__Dataset excerpt__:
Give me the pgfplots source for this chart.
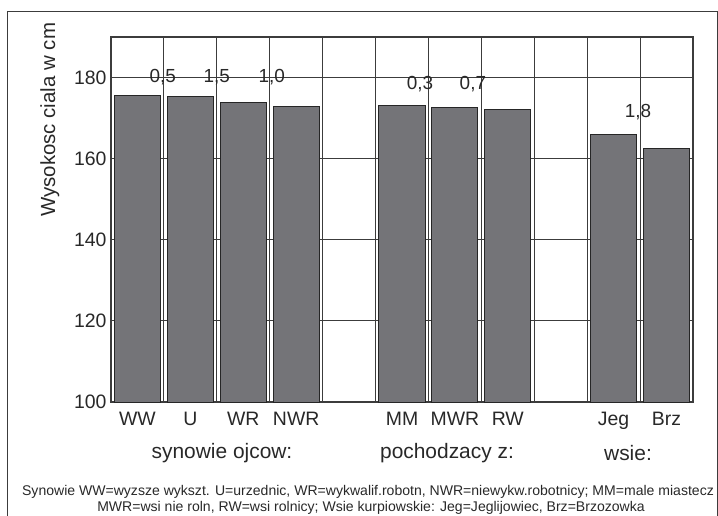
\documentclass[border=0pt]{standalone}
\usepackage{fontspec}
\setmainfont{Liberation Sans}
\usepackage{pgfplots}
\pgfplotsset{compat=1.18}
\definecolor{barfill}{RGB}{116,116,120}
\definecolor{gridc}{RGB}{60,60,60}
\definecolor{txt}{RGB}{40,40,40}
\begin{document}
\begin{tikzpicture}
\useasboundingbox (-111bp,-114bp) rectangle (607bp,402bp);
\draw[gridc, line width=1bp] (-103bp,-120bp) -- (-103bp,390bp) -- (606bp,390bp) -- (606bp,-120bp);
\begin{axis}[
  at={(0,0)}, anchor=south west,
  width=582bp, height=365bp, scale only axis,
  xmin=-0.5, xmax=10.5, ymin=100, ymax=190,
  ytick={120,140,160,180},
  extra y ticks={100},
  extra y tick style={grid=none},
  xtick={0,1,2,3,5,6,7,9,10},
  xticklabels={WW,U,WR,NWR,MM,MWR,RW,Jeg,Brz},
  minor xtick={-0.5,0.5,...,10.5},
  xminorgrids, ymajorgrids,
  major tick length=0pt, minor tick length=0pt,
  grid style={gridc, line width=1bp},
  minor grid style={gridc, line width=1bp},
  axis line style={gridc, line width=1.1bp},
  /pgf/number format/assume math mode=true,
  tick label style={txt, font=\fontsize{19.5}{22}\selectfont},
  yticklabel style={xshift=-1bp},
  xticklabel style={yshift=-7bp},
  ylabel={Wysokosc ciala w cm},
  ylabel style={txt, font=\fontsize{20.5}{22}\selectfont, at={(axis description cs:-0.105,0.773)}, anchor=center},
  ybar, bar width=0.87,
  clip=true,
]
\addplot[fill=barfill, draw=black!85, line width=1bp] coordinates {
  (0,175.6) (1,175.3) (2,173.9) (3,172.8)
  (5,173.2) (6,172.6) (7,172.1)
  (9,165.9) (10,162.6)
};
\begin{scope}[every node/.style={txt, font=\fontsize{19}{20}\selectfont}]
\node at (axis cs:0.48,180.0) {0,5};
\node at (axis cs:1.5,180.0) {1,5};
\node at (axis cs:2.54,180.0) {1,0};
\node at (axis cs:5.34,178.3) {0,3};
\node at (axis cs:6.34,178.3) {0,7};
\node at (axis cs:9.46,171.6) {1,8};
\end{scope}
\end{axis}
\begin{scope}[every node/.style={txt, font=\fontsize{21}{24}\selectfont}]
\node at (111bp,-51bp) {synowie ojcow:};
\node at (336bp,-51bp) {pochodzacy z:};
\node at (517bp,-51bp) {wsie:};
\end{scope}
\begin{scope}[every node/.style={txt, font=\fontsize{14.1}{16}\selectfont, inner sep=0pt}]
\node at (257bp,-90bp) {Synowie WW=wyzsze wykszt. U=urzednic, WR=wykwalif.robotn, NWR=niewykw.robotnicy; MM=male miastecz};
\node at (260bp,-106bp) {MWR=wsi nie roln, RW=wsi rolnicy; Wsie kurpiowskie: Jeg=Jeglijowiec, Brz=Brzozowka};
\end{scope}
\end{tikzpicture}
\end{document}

__Work instructions__:
Go through the data above and transcribe it in full, omitting any image.

__Solution for this task__:
Give me the pgfplots source for this chart.
\documentclass[border=0pt]{standalone}
\usepackage{fontspec}
\setmainfont{Liberation Sans}
\usepackage{pgfplots}
\pgfplotsset{compat=1.18}
\definecolor{barfill}{RGB}{116,116,120}
\definecolor{gridc}{RGB}{60,60,60}
\definecolor{txt}{RGB}{40,40,40}
\begin{document}
\begin{tikzpicture}
\useasboundingbox (-111bp,-114bp) rectangle (607bp,402bp);
\draw[gridc, line width=1bp] (-103bp,-120bp) -- (-103bp,390bp) -- (606bp,390bp) -- (606bp,-120bp);
\begin{axis}[
  at={(0,0)}, anchor=south west,
  width=582bp, height=365bp, scale only axis,
  xmin=-0.5, xmax=10.5, ymin=100, ymax=190,
  ytick={120,140,160,180},
  extra y ticks={100},
  extra y tick style={grid=none},
  xtick={0,1,2,3,5,6,7,9,10},
  xticklabels={WW,U,WR,NWR,MM,MWR,RW,Jeg,Brz},
  minor xtick={-0.5,0.5,...,10.5},
  xminorgrids, ymajorgrids,
  major tick length=0pt, minor tick length=0pt,
  grid style={gridc, line width=1bp},
  minor grid style={gridc, line width=1bp},
  axis line style={gridc, line width=1.1bp},
  /pgf/number format/assume math mode=true,
  tick label style={txt, font=\fontsize{19.5}{22}\selectfont},
  yticklabel style={xshift=-1bp},
  xticklabel style={yshift=-7bp},
  ylabel={Wysokosc ciala w cm},
  ylabel style={txt, font=\fontsize{20.5}{22}\selectfont, at={(axis description cs:-0.105,0.773)}, anchor=center},
  ybar, bar width=0.87,
  clip=true,
]
\addplot[fill=barfill, draw=black!85, line width=1bp] coordinates {
  (0,175.6) (1,175.3) (2,173.9) (3,172.8)
  (5,173.2) (6,172.6) (7,172.1)
  (9,165.9) (10,162.6)
};
\begin{scope}[every node/.style={txt, font=\fontsize{19}{20}\selectfont}]
\node at (axis cs:0.48,180.0) {0,5};
\node at (axis cs:1.5,180.0) {1,5};
\node at (axis cs:2.54,180.0) {1,0};
\node at (axis cs:5.34,178.3) {0,3};
\node at (axis cs:6.34,178.3) {0,7};
\node at (axis cs:9.46,171.6) {1,8};
\end{scope}
\end{axis}
\begin{scope}[every node/.style={txt, font=\fontsize{21}{24}\selectfont}]
\node at (111bp,-51bp) {synowie ojcow:};
\node at (336bp,-51bp) {pochodzacy z:};
\node at (517bp,-51bp) {wsie:};
\end{scope}
\begin{scope}[every node/.style={txt, font=\fontsize{14.1}{16}\selectfont, inner sep=0pt}]
\node at (257bp,-90bp) {Synowie WW=wyzsze wykszt. U=urzednic, WR=wykwalif.robotn, NWR=niewykw.robotnicy; MM=male miastecz};
\node at (260bp,-106bp) {MWR=wsi nie roln, RW=wsi rolnicy; Wsie kurpiowskie: Jeg=Jeglijowiec, Brz=Brzozowka};
\end{scope}
\end{tikzpicture}
\end{document}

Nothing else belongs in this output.